For us He rose from death again; For us He went on high to reign; For us He sent His Spirit here, To guide, to strengthen, and to cheer. Thank our God that the Tomb of Christ was borrowed because it was only needed for a time. Because of His borrowed Tomb, our tombs shall also be borrowed for a short time. He rose from the Tomb so that we, too, may have that privilege to rise in Him. He was received into Heaven by a cloud – perhaps the same that covered His countenance on the Mount of Transfiguration, or that cloud which concealed his countenance and followed the Children in the Wilderness. He sent the Comforter in His stead to be at all places and at all times to comfort, encourage, strengthen, and succor His Elect.

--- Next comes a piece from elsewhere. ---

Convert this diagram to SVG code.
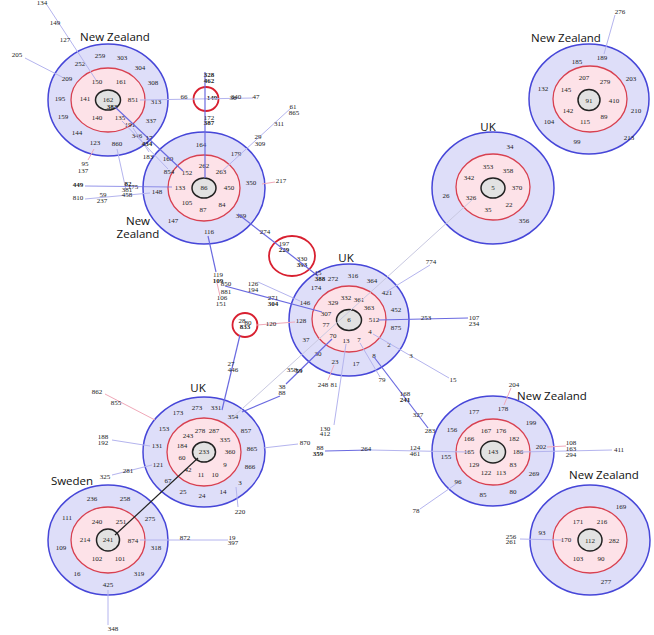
<svg xmlns="http://www.w3.org/2000/svg" width="654" height="635" viewBox="0 0 654 635">
<style>
.o{fill:#dedef9;stroke:#4646d8;stroke-width:1.5}
.r{fill:#fde2e8;stroke:#d84050;stroke-width:1.3}
.c{fill:#e2e2e2;stroke:#222;stroke-width:1.5}
.sr{fill:none;stroke:#d82030;stroke-width:1.8}
text{font-family:"Liberation Serif","Times New Roman",serif;font-size:7px;fill:#222;text-anchor:middle}
.b{font-weight:bold}
.t{font-family:"Open Sans","Liberation Sans",sans-serif;font-size:11.5px;fill:#111}
.l{stroke:#b4b4ee;stroke-width:1;fill:none}
.u{stroke:#6a6ae0;stroke-width:1.2;fill:none}
.p{stroke:#f0a8b8;stroke-width:1;fill:none}
.k{stroke:#222;stroke-width:1.2;fill:none}
.g{stroke:#c8c8e0;stroke-width:1;fill:none}
</style>
<rect width="654" height="635" fill="#fff"/>

<g id="nz1">
<ellipse class="o" cx="108" cy="100" rx="60" ry="56"/>
<ellipse class="r" cx="108" cy="100" rx="37" ry="32"/>
<ellipse class="c" cx="108" cy="100" rx="12.5" ry="10"/>
<text class="t" x="115" y="41">New Zealand</text>
<text x="100" y="58">259</text><text x="122" y="60">303</text><text x="140" y="70">304</text><text x="153" y="85">308</text>
<text x="156" y="104">313</text><text x="151" y="123">337</text><text x="137" y="138">346</text><text x="117" y="146">860</text>
<text x="95" y="145">123</text><text x="77" y="135">144</text><text x="63" y="119">159</text><text x="60" y="101">195</text>
<text x="67" y="81">209</text><text x="80" y="66">252</text><text x="97" y="84">150</text><text x="121" y="84">161</text>
<text x="133" y="102">851</text><text x="130" y="127">191</text><text x="120" y="120">135</text><text x="97" y="120">140</text>
<text x="85" y="101">141</text><text x="108" y="102">162</text><text class="b" x="112" y="109">383</text>
</g>

<g id="nz2">
<ellipse class="o" cx="204" cy="188" rx="61" ry="56"/>
<ellipse class="r" cx="204" cy="188" rx="36" ry="33"/>
<ellipse class="c" cx="204" cy="188" rx="12" ry="10"/>
<text class="t" x="138" y="225">New</text><text class="t" x="138" y="238">Zealand</text>
<text x="201" y="147">164</text><text x="236" y="156">179</text><text x="168" y="161">160</text><text x="204" y="168">262</text>
<text x="221" y="174">263</text><text x="169" y="174">854</text><text x="187" y="175">152</text><text x="180" y="190">133</text>
<text x="204" y="190">86</text><text x="229" y="190">450</text><text x="251" y="185">350</text><text x="157" y="194">148</text>
<text x="187" y="205">105</text><text x="222" y="207">84</text><text x="203" y="212">87</text><text x="173" y="223">147</text>
<text x="241" y="218">369</text><text x="209" y="234">116</text>
</g>

<g id="nz3">
<ellipse class="o" cx="589" cy="99" rx="60" ry="55"/>
<ellipse class="r" cx="590" cy="99" rx="37" ry="33"/>
<ellipse class="c" cx="589" cy="100" rx="11" ry="10.5"/>
<text class="t" x="566" y="42">New Zealand</text>
<text x="602" y="60">189</text><text x="577" y="64">185</text><text x="543" y="91">132</text><text x="584" y="80">207</text>
<text x="605" y="84">279</text><text x="631" y="81">203</text><text x="566" y="92">145</text><text x="589" y="103">91</text>
<text x="614" y="103">410</text><text x="636" y="113">210</text><text x="568" y="113">142</text><text x="585" y="124">115</text>
<text x="604" y="119">89</text><text x="549" y="124">104</text><text x="629" y="140">213</text><text x="577" y="144">99</text>
</g>

<g id="uk1">
<ellipse class="o" cx="493" cy="188" rx="61" ry="56"/>
<ellipse class="r" cx="493" cy="187" rx="37" ry="33"/>
<ellipse class="c" cx="493" cy="188" rx="12" ry="10"/>
<text class="t" x="488" y="131">UK</text>
<text x="510" y="149">34</text><text x="488" y="169">353</text><text x="508" y="173">358</text><text x="469" y="180">342</text>
<text x="493" y="190">5</text><text x="517" y="190">370</text><text x="446" y="198">26</text><text x="471" y="200">326</text>
<text x="509" y="207">22</text><text x="488" y="212">35</text><text x="524" y="223">356</text>
</g>

<g id="uk2">
<ellipse class="o" cx="349" cy="320" rx="60" ry="56"/>
<ellipse class="r" cx="349" cy="319" rx="37" ry="33"/>
<ellipse class="c" cx="349" cy="320" rx="12.5" ry="10.5"/>
<text class="t" x="346" y="262">UK</text>
<text x="333" y="281">272</text><text class="b" x="320" y="281">388</text><text x="353" y="278">316</text><text x="372" y="283">364</text>
<text x="316" y="290">174</text><text x="387" y="295">421</text><text x="346" y="300">332</text><text x="359" y="302">361</text>
<text x="333" y="305">329</text><text x="369" y="310">363</text><text x="396" y="312">452</text><text x="305" y="305">146</text>
<text x="326" y="316">307</text><text x="374" y="322">512</text><text x="349" y="322">6</text><text x="301" y="323">128</text>
<text x="396" y="330">875</text><text x="326" y="327">77</text><text x="370" y="334">4</text><text x="333" y="338">70</text>
<text x="346" y="343">13</text><text x="359" y="342">7</text><text x="306" y="342">37</text><text x="389" y="347">2</text>
<text x="374" y="358">8</text><text x="318" y="356">30</text><text x="335" y="364">23</text><text x="356" y="366">17</text>
</g>

<g id="nz4">
<ellipse class="o" cx="493" cy="451" rx="61" ry="55"/>
<ellipse class="r" cx="493" cy="452" rx="37" ry="33"/>
<ellipse class="c" cx="493" cy="452" rx="12.5" ry="11"/>
<text class="t" x="552" y="400">New Zealand</text>
<text x="474" y="414">177</text><text x="503" y="411">178</text><text x="531" y="425">199</text><text x="452" y="432">156</text>
<text x="486" y="433">167</text><text x="501" y="433">176</text><text x="514" y="441">182</text><text x="469" y="441">166</text>
<text x="541" y="449">202</text><text x="446" y="459">155</text><text x="469" y="454">165</text><text x="493" y="454">143</text>
<text x="518" y="454">186</text><text x="474" y="467">129</text><text x="513" y="467">83</text><text x="534" y="476">269</text>
<text x="486" y="475">122</text><text x="501" y="475">113</text><text x="458" y="484">96</text><text x="483" y="497">85</text>
<text x="513" y="494">80</text>
</g>

<g id="uk3">
<ellipse class="o" cx="204" cy="452" rx="61" ry="55"/>
<ellipse class="r" cx="204" cy="452" rx="37" ry="34"/>
<ellipse class="c" cx="204" cy="452" rx="11.5" ry="10"/>
<text class="t" x="198" y="392">UK</text>
<text x="178" y="415">173</text><text x="197" y="410">273</text><text x="216" y="410">331</text><text x="233" y="419">354</text>
<text x="164" y="431">153</text><text x="200" y="433">278</text><text x="214" y="433">287</text><text x="188" y="438">243</text>
<text x="246" y="433">857</text><text x="225" y="442">335</text><text x="182" y="448">184</text><text x="157" y="448">131</text>
<text x="252" y="451">865</text><text x="230" y="454">360</text><text x="204" y="454">233</text><text x="182" y="460">60</text>
<text x="225" y="467">9</text><text x="250" y="469">866</text><text x="158" y="467">121</text><text x="188" y="472">42</text>
<text x="201" y="477">11</text><text x="215" y="477">10</text><text x="240" y="485">3</text><text x="168" y="483">67</text>
<text x="183" y="494">25</text><text x="202" y="498">24</text><text x="223" y="494">14</text>
</g>

<g id="sweden">
<ellipse class="o" cx="108" cy="540" rx="60" ry="55"/>
<ellipse class="r" cx="108" cy="540" rx="37" ry="33"/>
<ellipse class="c" cx="108" cy="540" rx="11.5" ry="11"/>
<text class="t" x="72" y="485">Sweden</text>
<text x="92" y="501">236</text><text x="125" y="501">258</text><text x="67" y="520">111</text><text x="97" y="524">240</text>
<text x="121" y="524">251</text><text x="150" y="521">275</text><text x="85" y="542">214</text><text x="108" y="542">241</text>
<text x="133" y="543">874</text><text x="61" y="550">109</text><text x="156" y="550">318</text><text x="97" y="561">102</text>
<text x="120" y="561">101</text><text x="77" y="576">16</text><text x="139" y="576">319</text><text x="108" y="587">425</text>
</g>

<g id="nz5">
<ellipse class="o" cx="590" cy="540" rx="60" ry="55"/>
<ellipse class="r" cx="590" cy="540" rx="37" ry="33"/>
<ellipse class="c" cx="590" cy="540" rx="12" ry="11"/>
<text class="t" x="604" y="479">New Zealand</text>
<text x="621" y="509">169</text><text x="578" y="524">171</text><text x="602" y="524">216</text><text x="542" y="535">93</text>
<text x="566" y="542">170</text><text x="590" y="543">112</text><text x="614" y="543">282</text><text x="578" y="561">103</text>
<text x="601" y="561">90</text><text x="606" y="584">277</text>
</g>

<g id="hub1">
<ellipse class="sr" cx="206" cy="99" rx="12.5" ry="12"/>
<text class="b" x="212" y="100">149</text>
</g>
<g id="hub2">
<ellipse class="sr" cx="292" cy="256" rx="23" ry="20"/>
<text x="284" y="246">197</text><text class="b" x="284" y="252">229</text><text x="302" y="261">330</text><text class="b" x="302" y="267">393</text>
</g>
<g id="hub3">
<ellipse class="sr" cx="245" cy="325" rx="12.5" ry="12"/>
<text x="242" y="323">28</text><text x="248" y="325">80</text><text class="b" x="245" y="329">833</text>
</g>

<g id="connectors">
<line class="l" x1="47" y1="5" x2="96" y2="80"/>
<line class="l" x1="25" y1="58" x2="62" y2="77"/>
<line class="p" x1="88" y1="160" x2="94" y2="149"/>
<line class="l" x1="140" y1="100" x2="253" y2="98"/>
<line class="u" x1="205" y1="72" x2="205" y2="178"/>
<line class="u" x1="115" y1="107" x2="183" y2="171"/>
<line class="l" x1="122" y1="121" x2="168" y2="169"/>
<line class="l" x1="133" y1="128" x2="149" y2="152"/>
<line class="l" x1="117" y1="149" x2="126" y2="190"/>
<line class="u" x1="85" y1="186" x2="172" y2="187" stroke-opacity="0.7"/>
<line class="l" x1="85" y1="199" x2="150" y2="193"/>
<line class="l" x1="221" y1="172" x2="291" y2="108"/>
<line class="p" x1="262" y1="184" x2="275" y2="182"/>
<line class="u" x1="208" y1="236" x2="216" y2="272"/>
<line class="p" x1="217" y1="283" x2="220" y2="296"/>
<line class="u" x1="238" y1="214" x2="318" y2="276"/>
<line class="u" x1="225" y1="286" x2="322" y2="312"/>
<line class="l" x1="258" y1="282" x2="300" y2="301"/>
<line class="p" x1="257" y1="325" x2="295" y2="322"/>
<line class="u" x1="240" y1="335" x2="222" y2="410"/>
<line class="u" x1="378" y1="320" x2="468" y2="318"/>
<line class="l" x1="373" y1="334" x2="449" y2="378"/>
<line class="l" x1="360" y1="343" x2="380" y2="377"/>
<line class="u" x1="374" y1="357" x2="428" y2="428"/>
<line class="l" x1="346" y1="344" x2="334" y2="425"/>
<line class="u" x1="332" y1="339" x2="286" y2="384"/>
<line class="u" x1="280" y1="396" x2="242" y2="412"/>
<line class="g" x1="472" y1="200" x2="232" y2="418"/>
<line class="l" x1="430" y1="265" x2="386" y2="292"/>
<line class="p" x1="334" y1="365" x2="328" y2="380"/>
<line class="l" x1="263" y1="448" x2="298" y2="444"/>
<line class="u" x1="325" y1="451" x2="370" y2="450" stroke-width="2"/>
<line class="l" x1="370" y1="450" x2="468" y2="452"/>
<line class="p" x1="504" y1="405" x2="511" y2="388"/>
<line class="l" x1="520" y1="452" x2="612" y2="450"/>
<line class="p" x1="547" y1="447" x2="566" y2="446"/>
<line class="l" x1="456" y1="484" x2="420" y2="509"/>
<line class="p" x1="105" y1="394" x2="155" y2="420"/>
<line class="l" x1="112" y1="440" x2="150" y2="446"/>
<line class="l" x1="112" y1="475" x2="152" y2="465"/>
<line class="l" x1="236" y1="487" x2="238" y2="507"/>
<line class="k" x1="198" y1="458" x2="115" y2="535"/>
<line class="l" x1="140" y1="540" x2="228" y2="540"/>
<line class="l" x1="108" y1="590" x2="108" y2="625"/>
<line class="l" x1="615" y1="15" x2="604" y2="54"/>
<line class="l" x1="520" y1="539" x2="562" y2="540"/>
</g>

<g id="labels">
<text x="42" y="5">134</text><text x="55" y="25">149</text><text x="65" y="42">127</text><text x="17" y="57">205</text>
<text x="85" y="166">95</text><text x="83" y="173">137</text><text x="149" y="140">17</text><text class="b" x="147" y="146">434</text>
<text x="148" y="159">183</text>
<text class="b" x="78" y="187">449</text><text x="78" y="200">810</text><text x="103" y="197">59</text><text x="102" y="203">237</text>
<text class="b" x="128" y="186">82</text><text x="133" y="189">175</text><text x="127" y="192">381</text><text x="127" y="197">458</text>
<text x="281" y="183">217</text><text x="258" y="139">29</text><text x="260" y="146">309</text><text x="279" y="126">311</text>
<text x="293" y="109">61</text><text x="294" y="115">865</text>
<text class="b" x="209" y="77">328</text><text class="b" x="209" y="83">462</text><text x="184" y="99">66</text>
<text x="236" y="99">340</text><text x="233" y="100">36</text><text x="256" y="99">47</text>
<text x="209" y="120">172</text><text class="b" x="209" y="125">387</text>
<text x="620" y="14">276</text>
<text x="265" y="234">274</text>
<text x="218" y="277">119</text><text class="b" x="218" y="283">109</text><text x="226" y="286">850</text><text x="226" y="294">881</text>
<text x="222" y="300">106</text><text x="221" y="306">151</text>
<text x="253" y="286">126</text><text x="253" y="292">194</text><text x="273" y="300">271</text><text class="b" x="273" y="306">304</text>
<text x="318" y="275">15</text><text x="271" y="326">120</text>
<text x="431" y="264">774</text><text x="426" y="320">253</text><text x="474" y="320">107</text><text x="474" y="326">234</text>
<text x="411" y="358">3</text><text x="453" y="382">15</text><text x="382" y="382">79</text>
<text x="323" y="387">248</text><text x="334" y="387">81</text>
<text x="292" y="372">358</text><text class="b" x="299" y="373">59</text>
<text x="282" y="389">38</text><text x="282" y="395">88</text>
<text x="405" y="396">168</text><text class="b" x="405" y="402">241</text><text x="418" y="417">327</text>
<text x="231" y="366">27</text><text x="233" y="372">446</text>
<text x="325" y="431">130</text><text x="325" y="436">412</text><text x="430" y="433">283</text>
<text x="305" y="445">870</text><text x="320" y="450">88</text><text class="b" x="318" y="456">359</text>
<text x="366" y="451">264</text><text x="415" y="450">124</text><text x="415" y="456">461</text>
<text x="514" y="387">204</text><text x="571" y="445">108</text><text x="571" y="451">163</text><text x="571" y="457">294</text>
<text x="619" y="452">411</text><text x="416" y="513">78</text>
<text x="97" y="394">862</text><text x="116" y="405">855</text><text x="103" y="439">188</text><text x="103" y="445">192</text>
<text x="128" y="473">281</text><text x="105" y="479">325</text><text x="240" y="514">220</text>
<text x="185" y="540">872</text><text x="232" y="540">19</text><text x="233" y="545">397</text><text x="113" y="631">348</text>
<text x="511" y="539">256</text><text x="511" y="544">261</text>
</g>
</svg>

To Him Whose boundless love has won Salvation for us through His Son, To God the Father, glory be Both now and through eternity. The love of our Lord surpasses all understanding. No one else would die for us when we lay bleeding in our filth and sin. That Love is a saving love. But do not discount the Love of the Father, either. He sent His most cherished possession down among thieves, rascals, enemies, and sinners to redeem them. He loved us enough to send His Son to die on the cross – a terrible thing for the Father to behold. It was the Will of the Father, and the Son obeyed. How little do we obey. Not nearly so much is required of us. God would not demand the death of any man’s only begotten son as a remission of sin – even Isaac of Abraham! But Isaac was a shadow of the Son that God would send instead. And Isaac spake unto Abraham his father, and said, My father: and he said, Here am I, my son. And he said, Behold the fire and the wood: but where is the lamb for a burnt offering? And Abraham said, My son, God will provide himself a lamb for a burnt offering: so they went both of them together. (Gen 22:7-8) Yes, Abraham and Isaac went on together to what Abraham believed would be a sacrifice of his only begotten son; but his had was kept from the sacrifice, for God the Father and God the son would both go together to the place of sacrifice at Calvary in the fullness of time.